Marcelo Figueras
Este libro moldeó las vidas de millones de personas criadas en el seno de las tres religiones monoteístas más grandes: el cristianismo, el judaísmo, la fe de los musulmanes. Pero aun aquellos que nacieron fuera de esos círculos recibieron su marca, porque la Biblia es la fuente de las historias seminales que dieron forma a nuestras culturas. Adán y Eva: el placer como pecado, la mujer como tentadora, el hombre como especie caida en desgracia y condenada al dolor. Caín y Abel: el origen de la violencia entre hermanos, un legado de sangre por el que seguimos pagando. David y Goliat: la astucia y la iluminación por encima de la fuerza. Moisés y el Exodo: las ventajas -y peligros- de sentirse el Pueblo Elegido de Dios. Jacob y el Angel: el valor de la determinación, cuando todo parece jugarnos en contra.

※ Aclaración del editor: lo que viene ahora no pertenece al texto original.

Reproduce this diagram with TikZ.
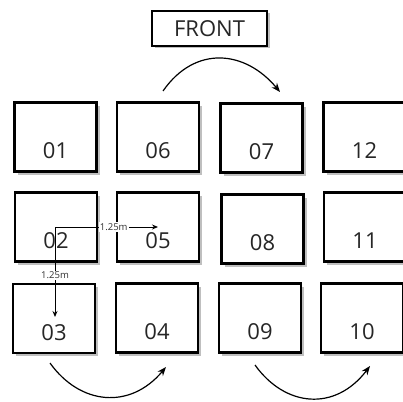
\documentclass[tikz,border=0pt]{standalone}
\usepackage{fontspec}
\setmainfont{Open Sans}
\usetikzlibrary{shadows,arrows.meta}
\begin{document}
\begin{tikzpicture}[x=1pt,y=-1pt,
  seat/.style={draw=black,line width=2.5pt,fill=white,minimum width=82pt,minimum height=69pt,inner sep=0pt,
    drop shadow={shadow xshift=3pt,shadow yshift=-3pt,fill=black!25,opacity=1}},
  num/.style={font=\fontsize{22}{24}\selectfont,text=black!85},
  turn/.style={line width=1.2pt,-{Stealth[length=9pt,width=7pt]}},
  dim/.style={line width=0.9pt,-{Stealth[length=6pt,width=5pt]}},
  dimlab/.style={font=\fontsize{9.5}{10}\selectfont,fill=white,inner sep=1pt,text=black!80}]
\useasboundingbox (0,0) rectangle (403,401);
\node[draw=black,line width=2pt,fill=white,minimum width=115pt,minimum height=35pt,inner sep=0pt,
  drop shadow={shadow xshift=2.5pt,shadow yshift=-2.5pt,fill=black!25,opacity=1},
  font=\fontsize{22}{24}\selectfont,text=black!85] (front) at (209.5,28.5) {FRONT};
% row 1
\node[seat,label={[num,yshift=-14pt]center:01}] (b01) at (55.5,137) {};
\node[seat,label={[num,yshift=-14pt]center:06}] (b06) at (158,137) {};
\node[seat,label={[num,yshift=-14pt]center:07}] (b07) at (261.5,138) {};
\node[seat,label={[num,yshift=-14pt]center:12}] (b12) at (364.5,137) {};
% row 2
\node[seat,label={[num,yshift=-14pt]center:02}] (b02) at (56,227) {};
\node[seat,label={[num,yshift=-14pt]center:05}] (b05) at (158,227) {};
\node[seat,label={[num,yshift=-14pt]center:08}] (b08) at (262.5,229) {};
\node[seat,label={[num,yshift=-14pt]center:11}] (b11) at (365,227) {};
% row 3
\node[seat,label={[num,yshift=-14pt]center:03}] (b03) at (54,318.5) {};
\node[seat,label={[num,yshift=-14pt]center:04}] (b04) at (157,318) {};
\node[seat,label={[num,yshift=-14pt]center:09}] (b09) at (260,318) {};
\node[seat,label={[num,yshift=-14pt]center:10}] (b10) at (362,318) {};
% turn arrows
\coordinate (t1) at (163,91);
\coordinate (t2) at (280,92);
\draw[turn] (t1) .. controls (195,45) and (245,50) .. (t2);
\coordinate (l1) at (50,363);
\coordinate (l2) at (166,367);
\draw[turn] (l1) .. controls (80,405) and (130,410) .. (l2);
\coordinate (r1) at (255,365);
\coordinate (r2) at (370,366);
\draw[turn] (r1) .. controls (285,407) and (335,412) .. (r2);
% dimensions
\coordinate (d0) at (55,227);
\coordinate (dh) at (158,227);
\coordinate (dv) at (55,317);
\draw[dim] (d0) -- node[dimlab,pos=0.57] (lh) {1.25m} (dh);
\draw[dim] (d0) -- node[dimlab,pos=0.54] (lv) {1.25m} (dv);
\end{tikzpicture}
\end{document}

Lo bueno del Antiguo Testamento es que, como los más grandes entre los clásicos, crece con nosotros. Al principio nos enamora por el colorido y la dimensión épica de sus historias. (El cinemascope debe haber sido inventado para hacerles justicia.) Después nos somete a sus principios morales, rigiéndonos por ese Decálogo áspero que sólo puede haber sido concebido en el desierto. Al aproximarnos a la madurez se convierte en todo aquello de lo que abominamos: ¿acaso no es Dios el primer genocida, habiendo eliminado al grueso de la especie mediante el Diluvio porque no colmaba sus expectativas? Al volver al texto ya adultos, en lugar del Dios perfecto y omnisciente que nos vendieron cuando niños encontramos a un Dios caprichoso, violento y concupiscente -a cuya imagen y semejanza, ahora sí, nos descubrimos hechos. El Libro de Job nos presenta a un Dios que tortura a un hombre tan sólo para ensalzarse a sí mismo y por eso se llena de vergüenza. El orden original de los libros, tal como lo conserva el judaísmo, permite una lectura con coherencia psicológica: después de hacer sufrir inútilmente a Job, Yahvé ya no vuelve a aparecer en persona en las páginas restantes del volumen.
Las vueltas de la vida me enseñaron a tenerle piedad a ese Dios antropomórfico, que espeja y magnifica todas nuestras glorias pero también nuestras debilidades. Por más que ya no crea en la Verdad que pretende revelar, creo en el valor profundo de muchas de sus historias. Y encuentro ecos de las tribulaciones de sus personajes en cada instancia de mi vida. Todavía hoy, en las horas difíciles, encuentro consuelo en el ejemplo de Jacob y repito la demanda que le formuló al Angel, una bendición que a menudo sólo obtenemos mediante porfía: ‘Dame más vida’, más vida no sólo en lo cuantitativo sino en lo cualitativo, una vida más iluminada, más alta, acorde a la promesa de excelencia que la especie se formuló a sí misma desde sus comienzos y que todavía, ¡todavía!, no ha sabido llevar a fruición.